POR MANUEL GARCÍA CIENFUEGOS, CRONISTA OFICIAL DE MONTIJO Y LOBÓN (BADAJOZ)
No pasa por el olor que desprendían los jazmineros del cine Palmera. No pasa por el olor a tripa y pimienta para la matanza, en el Barrio de la Pringue, del comercio de Juan Reyes. Tampoco pasa por por el sonido del vaivén de la máquina impresora Heidelberg, pliego va, pliego viene, de la imprenta de Juan Torres. El tiempo no pasa por una orza que custodia el sabor de las aceitunas partidas o cortadas y aliñadas de otoño. Tampoco pasa por el brasero de cisco picón que calienta la ambrosía que producen los recuerdos. Ni por el olor a jabón de Maderas de Oriente en la ropa guardada en los roperos. Ni por el olor a barro cocido de los hornos del camino viejo de Barbaño.
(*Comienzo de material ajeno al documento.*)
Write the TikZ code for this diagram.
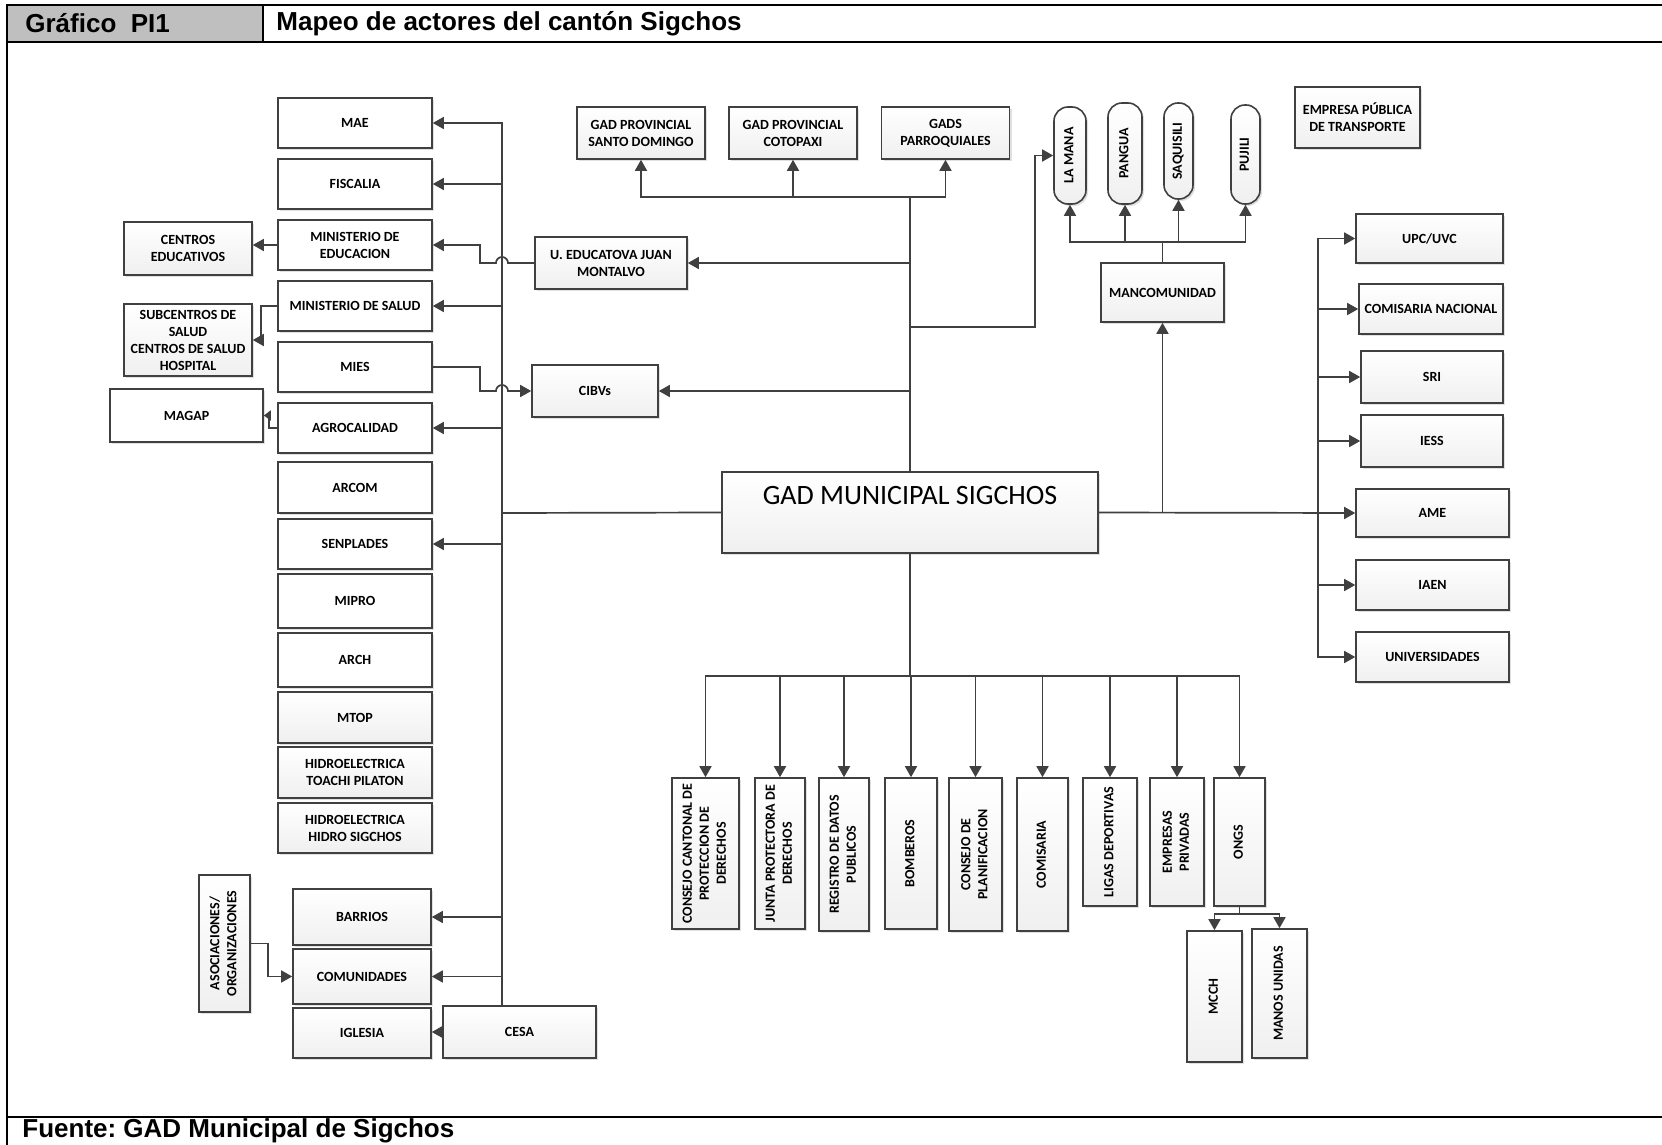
\documentclass[tikz,border=0pt]{standalone}
\usepackage{fontspec}
\usepackage{graphicx}
\setmainfont{Carlito}
\newfontfamily\hdrfont{Liberation Sans}
\usetikzlibrary{arrows.meta,shadows}
\definecolor{lnc}{HTML}{404040}
\definecolor{hdrgray}{HTML}{BFBFBF}
\newcommand{\vlabel}[1]{\rotatebox{90}{\begin{tabular}{@{}c@{}}#1\end{tabular}}}
\begin{document}
\begin{tikzpicture}[x=0.5pt,y=-0.5pt,every node/.style={font=\fontsize{7}{8.5}\selectfont\bfseries,align=center,inner sep=1pt},
  box/.style={draw=lnc,line width=0.8pt,top color=white,bottom color=gray!12,drop shadow={shadow xshift=1pt,shadow yshift=-1pt,opacity=.3,fill=black!40}},
  wbox/.style={box,top color=white,bottom color=white},
  lcol/.style={minimum width=77pt,minimum height=25pt},
  rcol/.style={minimum width=76.5pt,minimum height=25pt},
  vcol/.style={box,minimum height=75.5pt},
  town/.style={box,rounded corners=7pt},
  hdr/.style={font=\hdrfont\bfseries\fontsize{13}{15}\selectfont,anchor=west,inner sep=0pt},
  conn/.style={draw=lnc,line width=0.85pt},
  arr/.style={conn,-{Triangle[length=5.5pt,width=6pt]}}]
\useasboundingbox (0,0) rectangle (1662,1145);
% frame and headings
\fill[hdrgray] (7,5) rectangle (263,42);
\draw[line width=1.3pt] (7,1145) -- (7,5) -- (1662,5); \draw[line width=1.3pt] (7,42) -- (1662,42);
\draw[line width=1.3pt] (263,5) -- (263,42); \draw[line width=1.3pt] (7,1117) -- (1662,1117);
\node[hdr] (grafico) at (25,23.5) {Gráfico\ \ PI1}; \node[hdr] (titulo) at (276,23.5) {Mapeo de actores del cantón Sigchos};
\node[hdr] (fuente) at (22,1131) {Fuente:\ GAD Municipal de Sigchos};
% left column
\node[wbox,lcol] (mae) at (355,123) {MAE}; \node[wbox,lcol] (fisc) at (355,184) {FISCALIA};
\node[wbox,lcol] (minedu) at (355,245) {MINISTERIO DE\\EDUCACION}; \node[wbox,lcol] (minsal) at (355,306) {MINISTERIO DE SALUD};
\node[wbox,lcol] (mies) at (355,367) {MIES}; \node[wbox,lcol] (agro) at (355,428) {AGROCALIDAD};
\node[wbox,lcol,minimum height=25.5pt] (arcom) at (355,487.5) {ARCOM}; \node[wbox,lcol] (senpl) at (355,544) {SENPLADES};
\node[wbox,lcol,minimum height=27pt] (mipro) at (355,601) {MIPRO}; \node[wbox,lcol,minimum height=27pt] (arch) at (355,660) {ARCH};
\node[box,lcol,minimum height=25.5pt] (mtop) at (355,717.5) {MTOP};
\node[box,lcol,minimum height=25.5pt] (toachi) at (355,772.5) {HIDROELECTRICA\\TOACHI PILATON};
\node[box,lcol] (hsig) at (355,828) {HIDROELECTRICA\\HIDRO SIGCHOS};
\node[box,minimum width=64pt,minimum height=26.5pt] (centros) at (188,248.5) {CENTROS\\EDUCATIVOS};
\node[box,minimum width=64pt,minimum height=36pt] (subc) at (188,340) {SUBCENTROS DE\\SALUD\\CENTROS DE SALUD\\HOSPITAL};
\node[wbox,minimum width=76.5pt,minimum height=26.5pt] (magap) at (186.5,415.5) {MAGAP};
% bottom left
\node[box,minimum width=25.5pt,minimum height=68.5pt] (asoc) at (224.5,943.5) {\vlabel{ASOCIACIONES/\\ORGANIZACIONES}};
\node[box,minimum width=69pt,minimum height=28pt] (barrios) at (362,917) {BARRIOS};
\node[box,minimum width=69pt,minimum height=27.5pt] (comun) at (362,976.5) {COMUNIDADES};
\node[box,minimum width=69pt,minimum height=25pt] (igl) at (362,1033) {IGLESIA};
\node[box,minimum width=76.5pt,minimum height=26pt] (cesa) at (519.5,1032) {CESA};
% top and centre
\node[box,minimum width=64pt,minimum height=26pt] (santo) at (641,133) {GAD PROVINCIAL\\SANTO DOMINGO};
\node[box,minimum width=64pt,minimum height=26pt] (coto) at (793,133) {GAD PROVINCIAL\\COTOPAXI};
\node[box,minimum width=64pt,minimum height=26pt] (gadsp) at (945.5,133) {GADS\\PARROQUIALES};
\node[box,minimum width=76pt,minimum height=26pt] (ueduc) at (611,263) {U. EDUCATOVA JUAN\\MONTALVO};
\node[box,minimum width=63pt,minimum height=26pt] (cibv) at (595,391) {CIBVs};
\node[box,minimum width=188pt,minimum height=40.5pt,font=\fontsize{14}{16}\selectfont,text height=9.5pt,text depth=18pt] (gad) at (910,512.5) {GAD MUNICIPAL SIGCHOS};
\node[box,minimum width=62.5pt,minimum height=30.5pt] (empresa) at (1357.5,117.5) {EMPRESA PÚBLICA\\DE TRANSPORTE};
\node[town,minimum width=16pt,minimum height=48.5pt] (lamana) at (1070,155.5) {\vlabel{LA MANA}};
\node[town,minimum width=17pt,minimum height=50.5pt] (pangua) at (1125,153.5) {\vlabel{PANGUA}};
\node[town,minimum width=14.5pt,minimum height=48pt] (saq) at (1178.5,151) {\vlabel{SAQUISILI}};
\node[town,minimum width=14.5pt,minimum height=49.5pt] (pujili) at (1245.5,154.5) {\vlabel{PUJILI}};
\node[box,minimum width=61.5pt,minimum height=29.5pt] (mancom) at (1162.5,292.5) {MANCOMUNIDAD};
% right column
\node[box,minimum width=73.5pt,minimum height=24.5pt] (upc) at (1429.5,238.5) {UPC/UVC};
\node[box,minimum width=72pt,minimum height=25pt] (cnac) at (1431,309) {COMISARIA NACIONAL};
\node[box,minimum width=71pt,minimum height=26pt] (sri) at (1432,377) {SRI};
\node[box,minimum width=71pt,minimum height=26pt] (iess) at (1432,441) {IESS};
\node[box,rcol,minimum height=24pt] (ame) at (1432.5,513) {AME};
\node[box,rcol] (iaen) at (1432.5,585) {IAEN}; \node[box,rcol] (univ) at (1432.5,657) {UNIVERSIDADES};
% bottom row
\node[vcol,minimum width=33.5pt] (ccpd) at (705.5,853.5) {\vlabel{CONSEJO CANTONAL DE\\PROTECCION DE\\DERECHOS}};
\node[vcol,minimum width=25pt] (junta) at (780,853.5) {\vlabel{JUNTA PROTECTORA DE\\DERECHOS}};
\node[vcol,minimum width=25pt,minimum height=76.5pt] (regis) at (844,854.5) {\vlabel{REGISTRO DE DATOS\\PUBLICOS}};
\node[vcol,minimum width=26pt] (bomb) at (911,853.5) {\vlabel{BOMBEROS}};
\node[vcol,minimum width=26.5pt,minimum height=76.5pt] (cplan) at (975.5,854.5) {\vlabel{CONSEJO DE\\PLANIFICACION}};
\node[vcol,minimum width=25.5pt,minimum height=76.5pt] (comis) at (1042.5,854.5) {\vlabel{COMISARIA}};
\node[box,minimum width=27pt,minimum height=64pt] (ligas) at (1110,842) {\vlabel{LIGAS DEPORTIVAS}};
\node[box,minimum width=27pt,minimum height=64pt] (empr) at (1177,842) {\vlabel{EMPRESAS\\PRIVADAS}};
\node[box,minimum width=25.5pt,minimum height=64pt] (ongs) at (1239.5,842) {\vlabel{ONGS}};
\node[box,minimum width=27.5pt,minimum height=65.5pt] (mcch) at (1214.5,996.5) {\vlabel{MCCH}};
\node[box,minimum width=27.5pt,minimum height=64.5pt] (manos) at (1279.5,993.5) {\vlabel{MANOS UNIDAS}};
% junctions
\coordinate (tk) at (502,513); \coordinate (tp) at (910,197); \coordinate (lm) at (910,327); \coordinate (bt) at (910,676);
\coordinate (mc) at (1162.5,242); \coordinate (rb) at (1318,513); \coordinate (og) at (1239.5,914);
% left trunk
\draw[conn] (gad.west) -- (tk) -- (tk |- cesa.north);
\draw[arr] (tk) |- (mae.east);
\foreach \n in {fisc,minsal,agro,senpl,barrios,comun} \draw[arr] (tk |- \n.east) -- (\n.east);
\draw[arr] (ueduc.west) -- (508,263) arc[start angle=0,end angle=180,radius=3pt] -- (480,263) |- (minedu.east);
\draw[arr] (mies.east) -- (480,367) |- (496,391) arc[start angle=180,end angle=0,radius=3pt] -- (cibv.west);
\draw[arr] (minedu.west) -- (minedu.west -| centros.east);
\draw[arr] (minsal.west) -- ++(-16,0) |- (subc.east);
\draw[conn,-{Triangle[length=3.5pt,width=5pt]}] (agro.west) -- ++(-8,0) |- (magap.east);
\draw[arr] (asoc.east) -- ++(17,0) |- (comun.west);
\draw[arr] (cesa.west) -- (cesa.west -| igl.east);
% top
\draw[conn] (gad.north) -- (tp);
\foreach \n in {santo,coto,gadsp} \draw[arr] (tp) -| (\n.south);
\draw[arr] (ueduc.east -| tp) -- (ueduc.east); \draw[arr] (cibv.east -| tp) -- (cibv.east);
\draw[arr] (lm) -- (1035,327) |- (lamana.west);
% right
\draw[arr] (gad.east) -- (ame.west);
\draw[arr] (mancom.south |- gad.east) -- (mancom.south);
\draw[conn] (mancom.north) -- (mc);
\foreach \n in {lamana,pangua,saq,pujili} \draw[arr] (mc) -| (\n.south);
\draw[arr] (rb) |- (upc.west); \draw[arr] (rb) |- (univ.west);
\foreach \n in {cnac,sri,iess,iaen} \draw[arr] (rb |- \n.west) -- (\n.west);
% bottom
\draw[conn] (gad.south) -- (bt);
\foreach \n in {ccpd,junta,regis,bomb,cplan,comis,ligas,empr,ongs} \draw[arr] (bt) -| (\n.north);
\draw[conn] (ongs.south) -- (og);
\draw[arr] (og) -| (mcch.north); \draw[arr] (og) -| (manos.north);
\end{tikzpicture}
\end{document}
No pasa por el sonido del titeo de los perdigones de la albardonería de Juan Durán. No pasa por el aroma a albahaca en una mañana de finales de agosto. Ni por el olor a tabaco de la cachimba de Pedro Juan Cortés. Tampoco pasa por la glicinia de la casa de María Zúñiga que con su manto malva cubría el patio, trepando por la tapia y echándose hacia la calle. No pasa por el serrín entre montes de corcho y ríos de papel de plata del belén de nuestra infancia. Ni por el olor a tinta del diario de la almáciga de la memoria y los recuerdos. El tiempo no pasa por la boca de un barril cubierta por un protector hecho de ganchillo. Ni por las horquillas que sostienen los pasos de la procesión del Resucitado. No pasa por la niñez de tiempos sin tiempo por los que parece no pasar el tiempo.